Sanskrit text and transliteration:

कर्तव्यता न साध्यस्य विदितत्वाद्विधीयते ।
दुःखत्वाच्च न यागस्य ह्युपायस्त्ववबोध्यते ॥ १६ ॥

kartavyatā na sādhyasya viditatvādvidhīyate |
duḥkhatvācca na yāgasya hyupāyastvavabodhyate || 16 ||

English translation of verse 2.16:

Since the end is known, it is not enjoined as what is to be achieved. The performance of a sacrifice, too, (is not enjoined), since it is painful. The means, indeed, is made known by (Scripture).

Notes:

The Mīmāṃsaka argues that the ritual section (karma-kāṇḍa) of the Veda has validity inasmuch as it enjoins the performance of karma. In the same way, the knowledge section (jñāna-kāṇḍa) has validity since it enjoins the practice of meditation. There is, for instance, the Bṛhadāraṇyaka text (II, iv, 5): “The Self should be realized—should be heard of, reflected on, and meditated upon.” If so, it is wrong to say, the Mīmāṃsaka contends, that only a person who has renounced all works is eligible for Brahman-knowledge.

This argument is wrong. There is no scope for injunction even in the karma-kāṇḍa. Yāga and svarga are related as means and end. What is it that is enjoined here? Is it the end or the means? It cannot be the end, for heaven which a person desires as an end is already known to him without any injunction. Nor can it be the means, for the performance of yāga is painful; it cannot be the case that Scripture which has man’s happiness in view compels him to do what is painful.
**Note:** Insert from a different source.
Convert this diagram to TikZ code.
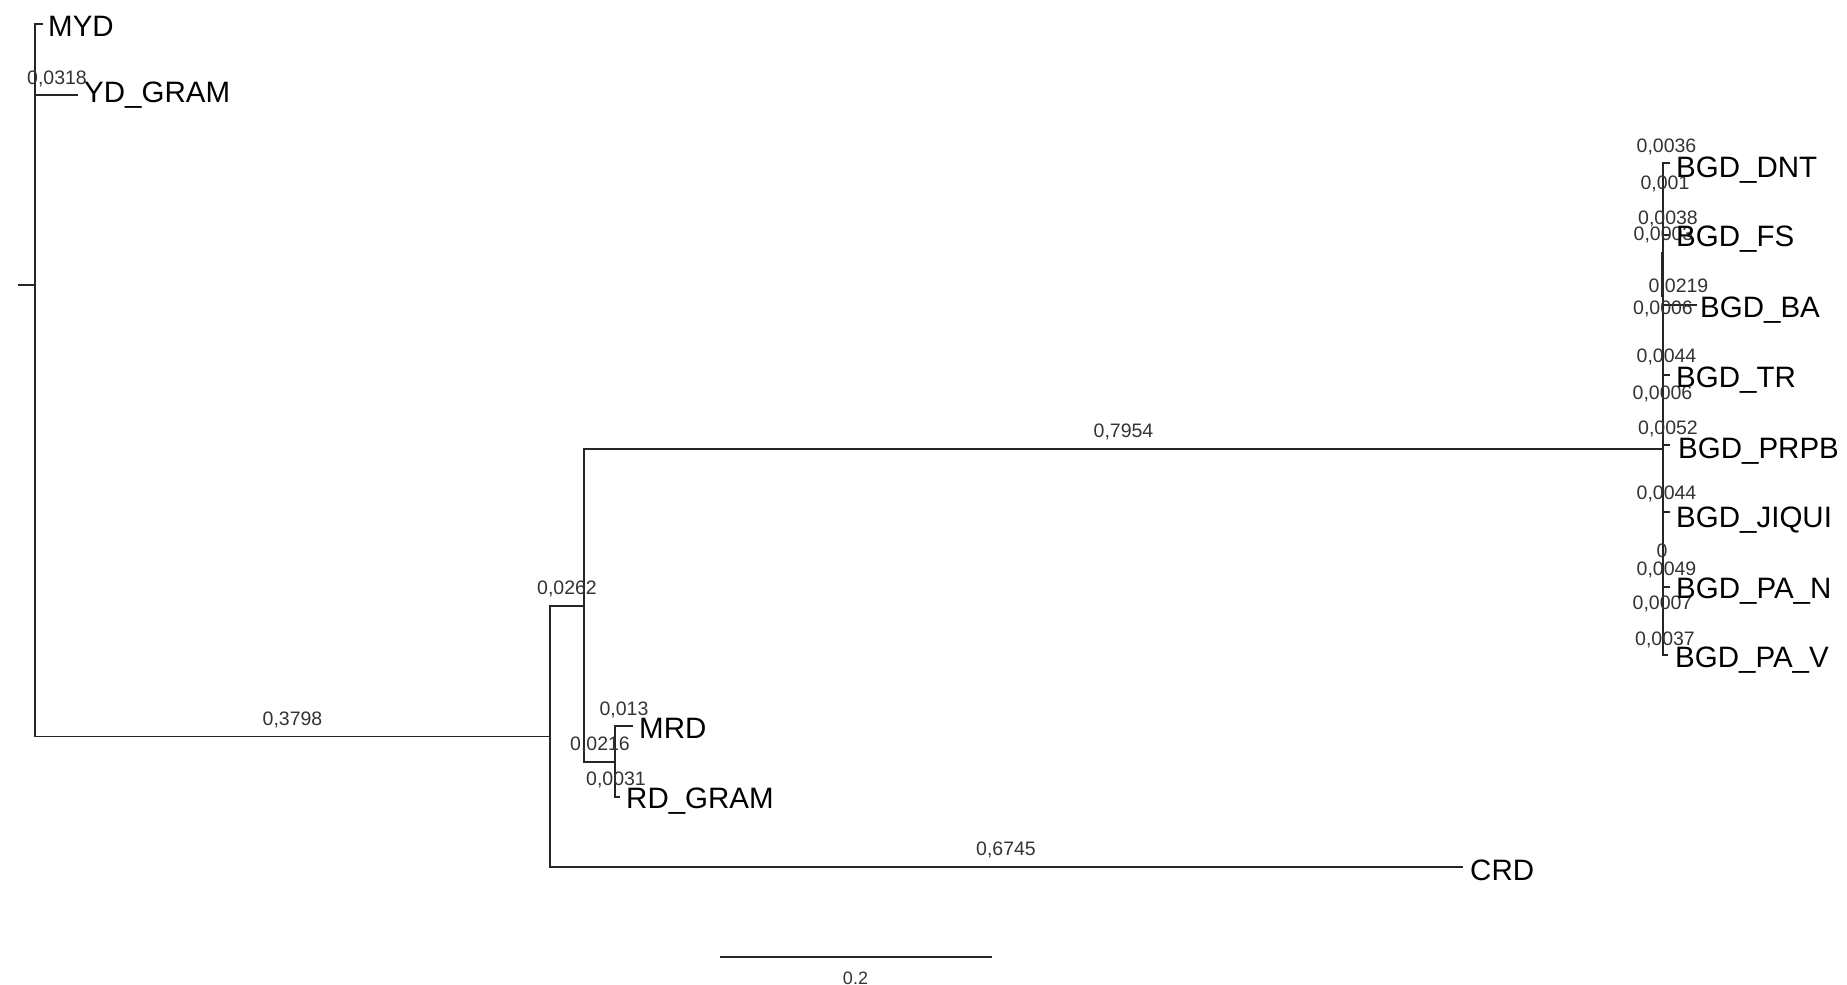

Scripture purports to reveal what is not known (ajñātajñāpakaṃ śāstram). That yāga is the means to svarga is not known by us. The ritual section makes known to us that the one is the means to the other. In the same way, the Upaniṣad makes known to us the non-difference of Brahman and Ātman; here also there is no scope for injunction.